Vô Issa era meu tipo inesquecível. Alto, bonito, de uma simpatia
contagiante, embora comedida,
sempre foi um batalhador. Na Revolução de 32 era secretário da
Prefeitura de São Sebastião da
Grama, e teve que fugir para a roça, com minha mãe com 6 anos e
mais os três ou quatro filhos (da
lista de dez que faria ao longo de
sua vida), perseguidos pelas tropas mineiras, um pessoal de Caratinga que deixou muito má impressão e marca de bala na cidade.
Em Poços de Caldas, mesmo, deram muito trabalho quando cismaram que a cidade era muito
perdulária para períodos de guerra, gastando toneladas de anilina
para colorir as águas da Fonte Luminosa. Foi um trabalho danado
explicar que a cor vinha de lâmpadas coloridas.
Passada a fase crítica da guerra,
vô Issa se instalou em Poços, indo
trabalhar na Casa Rocha, de secos
e molhados. Depois, ficou dono da
casa, quando seu Rocha resolveu
se aposentar. Mais tarde, ficou
doente, três meses fora do ar, a
maçonaria providenciou um sócio sério, mas com pouca prática
de negócio, que pulverizou seu capital de giro, obrigando-o a se tornar dono de bar e restaurante.
Tornou-se um especialista em leis
municipais, sendo consultado seguidamente por prefeitos e advogados.
Mas eu falava do exercício da
vereança, e vô Issa era vereador
de uma cidade de pouco mais de
40 mil habitantes. Participava de
duas ou três sessões por semana,
levava as pastinhas dele para trabalhar em casa, e não recebia nenhum tostão pelo ofício.
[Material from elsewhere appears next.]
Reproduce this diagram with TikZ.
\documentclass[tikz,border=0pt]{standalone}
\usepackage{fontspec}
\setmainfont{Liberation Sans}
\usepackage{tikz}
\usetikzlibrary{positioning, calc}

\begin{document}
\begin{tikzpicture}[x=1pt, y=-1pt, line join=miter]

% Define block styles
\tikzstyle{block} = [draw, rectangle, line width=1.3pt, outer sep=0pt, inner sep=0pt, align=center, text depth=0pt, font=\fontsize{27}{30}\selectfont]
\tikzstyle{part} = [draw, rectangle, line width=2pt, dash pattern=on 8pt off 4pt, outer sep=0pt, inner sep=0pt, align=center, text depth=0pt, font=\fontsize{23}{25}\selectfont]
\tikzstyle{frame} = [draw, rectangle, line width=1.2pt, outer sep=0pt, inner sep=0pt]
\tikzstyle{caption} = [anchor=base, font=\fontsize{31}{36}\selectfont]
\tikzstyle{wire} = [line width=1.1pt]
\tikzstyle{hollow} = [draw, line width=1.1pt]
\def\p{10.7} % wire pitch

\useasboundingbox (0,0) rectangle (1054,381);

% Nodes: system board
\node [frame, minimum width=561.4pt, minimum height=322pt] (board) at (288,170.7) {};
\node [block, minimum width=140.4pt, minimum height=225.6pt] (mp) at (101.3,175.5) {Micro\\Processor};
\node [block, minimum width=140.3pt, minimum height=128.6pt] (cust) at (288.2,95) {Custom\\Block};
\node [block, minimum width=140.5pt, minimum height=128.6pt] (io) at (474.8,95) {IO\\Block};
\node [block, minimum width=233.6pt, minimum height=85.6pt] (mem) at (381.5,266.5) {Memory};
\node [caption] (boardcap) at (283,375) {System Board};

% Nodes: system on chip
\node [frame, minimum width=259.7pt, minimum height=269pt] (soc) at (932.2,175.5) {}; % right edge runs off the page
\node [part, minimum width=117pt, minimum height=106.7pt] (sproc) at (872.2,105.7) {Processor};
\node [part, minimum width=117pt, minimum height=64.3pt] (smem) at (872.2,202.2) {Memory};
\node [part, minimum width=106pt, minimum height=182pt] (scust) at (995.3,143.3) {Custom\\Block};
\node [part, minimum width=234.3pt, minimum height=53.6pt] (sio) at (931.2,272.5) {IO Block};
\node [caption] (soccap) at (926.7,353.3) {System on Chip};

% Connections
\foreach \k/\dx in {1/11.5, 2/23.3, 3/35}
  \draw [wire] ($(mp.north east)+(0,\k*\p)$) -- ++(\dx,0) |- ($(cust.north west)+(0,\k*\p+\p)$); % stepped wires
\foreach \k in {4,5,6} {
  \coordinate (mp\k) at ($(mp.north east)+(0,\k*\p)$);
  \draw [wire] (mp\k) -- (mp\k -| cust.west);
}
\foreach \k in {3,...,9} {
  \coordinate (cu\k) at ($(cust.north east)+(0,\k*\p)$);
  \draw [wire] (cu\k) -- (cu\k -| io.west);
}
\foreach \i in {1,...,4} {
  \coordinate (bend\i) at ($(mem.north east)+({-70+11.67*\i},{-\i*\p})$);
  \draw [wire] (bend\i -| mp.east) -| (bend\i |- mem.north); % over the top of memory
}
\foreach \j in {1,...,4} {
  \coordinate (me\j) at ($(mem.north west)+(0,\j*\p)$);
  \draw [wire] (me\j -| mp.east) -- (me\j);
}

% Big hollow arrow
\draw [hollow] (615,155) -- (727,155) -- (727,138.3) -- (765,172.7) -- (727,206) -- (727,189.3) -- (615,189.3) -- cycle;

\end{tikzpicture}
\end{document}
Digo que o nível da Câmara daqueles tempos era dos melhores,
não pela posição social dos vereadores, mas por seu espírito público. Mesmo para um menino de 6 a
8 anos, dava gosto ouvir vô Issa
falar das providências que tomavam para resolver desde problemas que surgiam nas estradas
municipais até para repreender o
delegado truculento que ousou
agredir um cidadão local, achando que Poços era a casa da sogra.
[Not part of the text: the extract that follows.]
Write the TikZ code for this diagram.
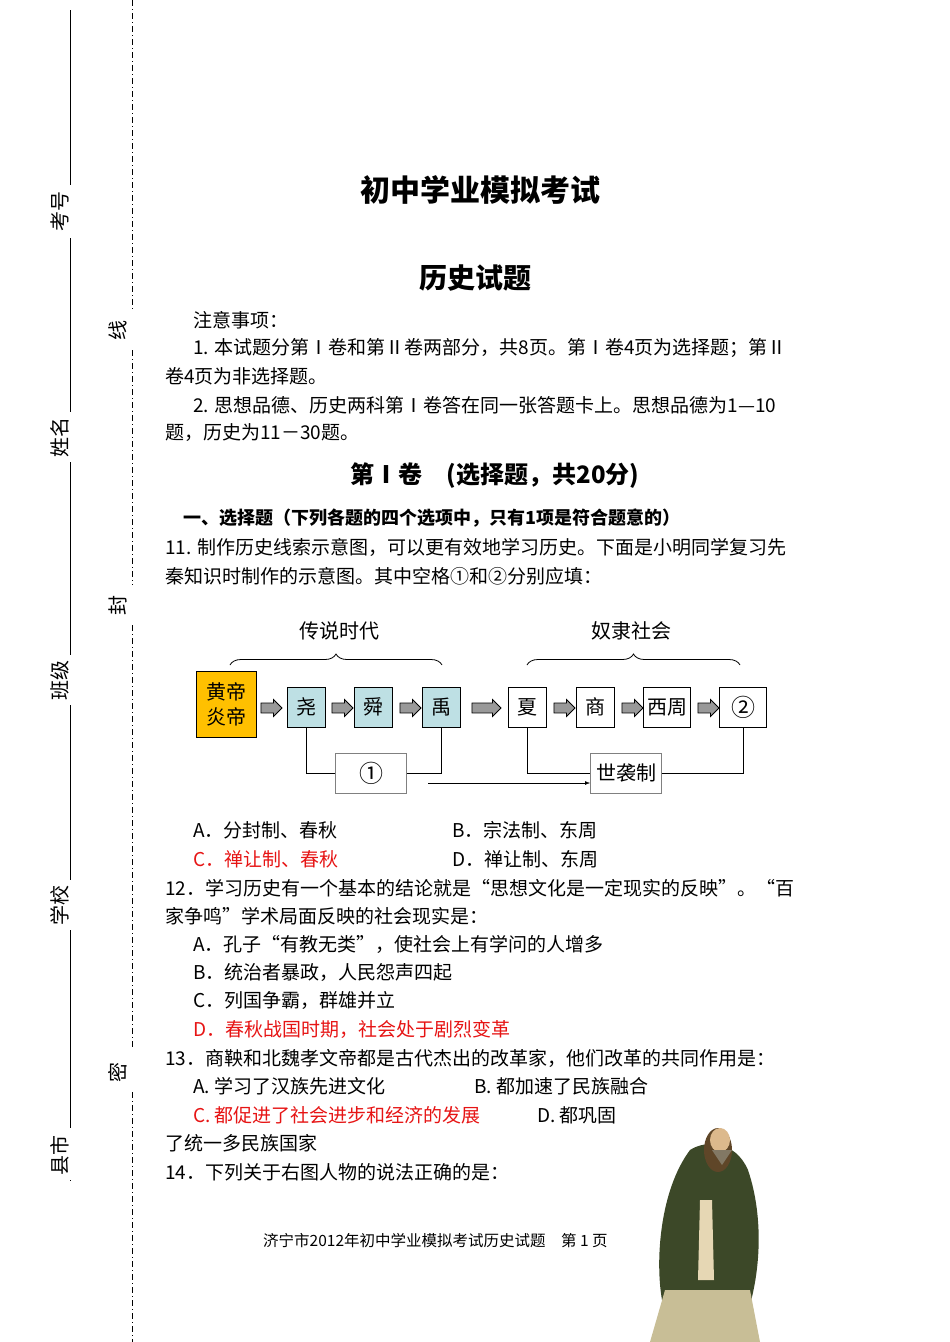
\documentclass[tikz,border=0pt]{standalone}
\usepackage{fontspec}
\setmainfont{Noto Sans CJK SC}
\usetikzlibrary{shapes.arrows,decorations.pathreplacing,arrows.meta}
\definecolor{robe}{RGB}{60,72,40}
\definecolor{hem}{RGB}{200,190,150}
\definecolor{hair}{RGB}{95,70,40}
\definecolor{skin}{RGB}{220,185,140}
\definecolor{beard}{RGB}{130,120,100}
\definecolor{sash}{RGB}{230,215,180}
\tikzset{
 txt/.style={anchor=west,inner sep=0pt,font=\fontsize{19}{20}\selectfont},
 red/.style={text={rgb,255:red,230;green,20;blue,20}},
 box/.style={draw,thick,minimum width=38pt,minimum height=40pt,inner sep=0pt,font=\fontsize{20}{22}\selectfont},
 teal/.style={fill={rgb,255:red,190;green,224;blue,228}},
 barrow/.style={single arrow,draw,thick,fill=gray!80,minimum height=21pt,minimum width=17pt,single arrow head extend=3.5pt,inner sep=4.5pt,single arrow tip angle=90},
 side/.style={inner sep=0pt,rotate=90,font=\fontsize{20}{22}\selectfont},
 conn/.style={thick},
}
\begin{document}
\begin{tikzpicture}[x=1pt,y=-1pt]
\useasboundingbox (0,0) rectangle (950,1342);
% margin
\draw (70,10) -- (70,185) (70,238)--(70,412) (70,462)--(70,655) (70,705)--(70,880) (70,930)--(70,1128) (70,1180)--(70,1181);
\node[side] (kh) at (60,211) {考号};
\node[side] (xm) at (60,437) {姓名};
\node[side] (bj) at (60,680) {班级};
\node[side] (xx) at (60,905) {学校};
\node[side] (xs) at (60,1155) {县市};
\node[side] (xian) at (118,330) {线};
\node[side] (feng) at (118,605) {封};
\node[side] (mi) at (118,1072) {密};
\draw[thick,dash pattern=on 6pt off 3pt on 1pt off 3pt] (132,0)--(132,310) (132,350)--(132,585) (132,625)--(132,1050) (132,1092)--(132,1342);
% titles
\node[inner sep=0pt,font=\bfseries\fontsize{30}{32}\selectfont] (t1) at (480,190) {初中学业模拟考试};
\node[inner sep=0pt,font=\bfseries\fontsize{28}{30}\selectfont] (t2) at (475,278) {历史试题};
\node[txt] (l1) at (193,320) {注意事项：};
\node[txt] (l2) at (193,348) {1. 本试题分第Ⅰ卷和第Ⅱ卷两部分，共8页。第Ⅰ卷4页为选择题；第Ⅱ};
\node[txt] (l3) at (165,376) {卷4页为非选择题。};
\node[txt] (l4) at (193,405) {2. 思想品德、历史两科第Ⅰ卷答在同一张答题卡上。思想品德为1—10};
\node[txt] (l5) at (165,433) {题，历史为11－30题。};
\node[inner sep=0pt,font=\bfseries\fontsize{24}{26}\selectfont] (t3) at (495,476) {第Ⅰ卷\quad (选择题，共20分)};
\node[txt,font=\bfseries\fontsize{18}{20}\selectfont] (l6) at (183,518) {一、选择题（下列各题的四个选项中，只有1项是符合题意的）};
\node[txt] (l7) at (165,547) {11. 制作历史线索示意图，可以更有效地学习历史。下面是小明同学复习先};
\node[txt] (l8) at (165,576) {秦知识时制作的示意图。其中空格①和②分别应填：};
% diagram
\node[draw,thick,fill={rgb,255:red,255;green,192;blue,0},minimum width=60pt,minimum height=66pt,inner sep=0pt,align=center,font=\fontsize{20}{25}\selectfont] (hd) at (226,704) {黄帝\\炎帝};
\node[box,teal] (yao) at (306,707) {尧};
\node[box,teal] (shun) at (373,707) {舜};
\node[box,teal] (yu) at (441,707) {禹};
\node[box] (xia) at (527,707) {夏};
\node[box] (shang) at (595,707) {商};
\node[box,minimum width=47pt] (xz) at (667,707) {西周};
\node[box,minimum width=47pt,font=\fontsize{24}{26}\selectfont] (c2) at (743,707) {②};
\node[box,draw=gray,minimum width=71pt,font=\fontsize{24}{26}\selectfont] (c1) at (371,773) {①};
\node[box,draw=gray,minimum width=71pt] (sx) at (626,773) {世袭制};
\node[barrow] (a1) at (269,708) {};
\node[barrow] (a2) at (340,708) {};
\node[barrow] (a3) at (408,708) {};
\node[barrow,minimum height=29pt] (a4) at (484,708) {};
\node[barrow] (a5) at (562,708) {};
\node[barrow] (a6) at (630,708) {};
\node[barrow] (a7) at (706,708) {};
\draw[conn] (yao.south) |- (c1.west);
\draw[conn] (c1.east) -| (yu.south);
\draw[conn] (xia.south) |- (sx.west);
\draw[conn] (sx.east) -| (c2.south);
\coordinate (s1) at (428,783);
\coordinate (s2) at (590,783);
\draw[-{Latex[length=5pt]}] (s1) -- (s2);
\draw[thick,decorate,decoration={brace,amplitude=11pt}] (230,665) -- (442,665);
\draw[thick,decorate,decoration={brace,amplitude=11pt}] (527,665) -- (740,665);
\node[inner sep=0pt,font=\fontsize{20}{22}\selectfont] (cs) at (339,631) {传说时代};
\node[inner sep=0pt,font=\fontsize{20}{22}\selectfont] (nl) at (631,631) {奴隶社会};
% options
\node[txt] (o1) at (193,830) {A．分封制、春秋};
\node[txt] (o2) at (452,830) {B．宗法制、东周};
\node[txt,red] (o3) at (193,859) {C．禅让制、春秋};
\node[txt] (o4) at (452,859) {D．禅让制、东周};
\node[txt] (q1) at (165,888) {12．学习历史有一个基本的结论就是“思想文化是一定现实的反映”。“百};
\node[txt] (q2) at (165,916) {家争鸣”学术局面反映的社会现实是：};
\node[txt] (q3) at (193,944) {A．孔子“有教无类”，使社会上有学问的人增多};
\node[txt] (q4) at (193,972) {B．统治者暴政，人民怨声四起};
\node[txt] (q5) at (193,1000) {C．列国争霸，群雄并立};
\node[txt,red] (q6) at (193,1029) {D．春秋战国时期，社会处于剧烈变革};
\node[txt] (r1) at (165,1058) {13．商鞅和北魏孝文帝都是古代杰出的改革家，他们改革的共同作用是：};
\node[txt] (r2) at (193,1086) {A. 学习了汉族先进文化};
\node[txt] (r3) at (474,1086) {B. 都加速了民族融合};
\node[txt,red] (r4) at (193,1115) {C. 都促进了社会进步和经济的发展};
\node[txt] (r5) at (537,1115) {D. 都巩固};
\node[txt] (r6) at (165,1143) {了统一多民族国家};
\node[txt] (r7) at (165,1172) {14．下列关于右图人物的说法正确的是：};
\node[txt,font=\fontsize{15.5}{17}\selectfont] (ft) at (263,1241) {济宁市2012年初中学业模拟考试历史试题\quad 第 1 页};
% figure (Confucius)
\fill[robe] (690,1150) .. controls (660,1190) and (655,1260) .. (662,1300) -- (680,1320) -- (745,1320) .. controls (760,1280) and (765,1220) .. (748,1170) .. controls (735,1140) and (705,1140) .. (690,1150) -- cycle;
\fill[hem] (665,1290) -- (650,1342) -- (760,1342) -- (750,1290) -- cycle;
\fill[hair] (718,1150) ellipse (14pt and 22pt);
\fill[skin] (720,1140) ellipse (10pt and 12pt);
\fill[beard] (722,1165) -- (712,1150) -- (732,1150) -- cycle;
\fill[sash] (700,1200) -- (712,1200) -- (714,1280) -- (698,1280) -- cycle;
\end{tikzpicture}
\end{document}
Não diria que fosse tudo uma
maravilha, mas havia fiscalização. O principal fiscal, aliás, era o
Lazinho, funcionário do Querosene -dono da barbearia local e
membro honorário da Banda do
Maestro Azevedo-, que assistiu
a todas as sessões da Câmara durante 40 anos. Seu único inconveniente, como ombudsman da cidade, é que jamais comentou nada com ninguém, porque não tinha por hábito falar da vida
alheia.
Certa vez, quase teve cena de tiro entre dois dos mais ilustres vereadores locais. Presidia a Câmara o gerente regional do Crédito
Real, pessoa muito querida na cidade, e um dos oposicionistas
mais combativos era o Ademar de
Souza e Silva.
Gordo, o presidente tinha por
hábito presidir as sessões com o
cinto solto e os primeiros botões
da calça abertos. Pois o dr. Ademar resolveu desafiá-lo para uma
discussão, que resultou em briga.
O presidente levantou-se da mesa,
extremamente ágil para seu tamanho, mas muito distraído para
sua função, tanto que, quando
pulou o tablado, a calça se enganchou na quina da mesa, vindo parar nos joelhos, fazendo com que
ele fosse se esparramar no meio do
salão, impedido de se locomover.
Diria que foi certo gesto de oportunismo do dr. Ademar aproveitar-se daquela posição infeliz do
presidente para sapecar-lhe uns
três pontapés no traseiro, que machucaram horrivelmente seu
amor próprio, embora não tivesse
deixado uma marca sequer no local atingido. Pois foi no bar do vô
que quase saiu o duelo, prudentemente evitado por sua intervenção.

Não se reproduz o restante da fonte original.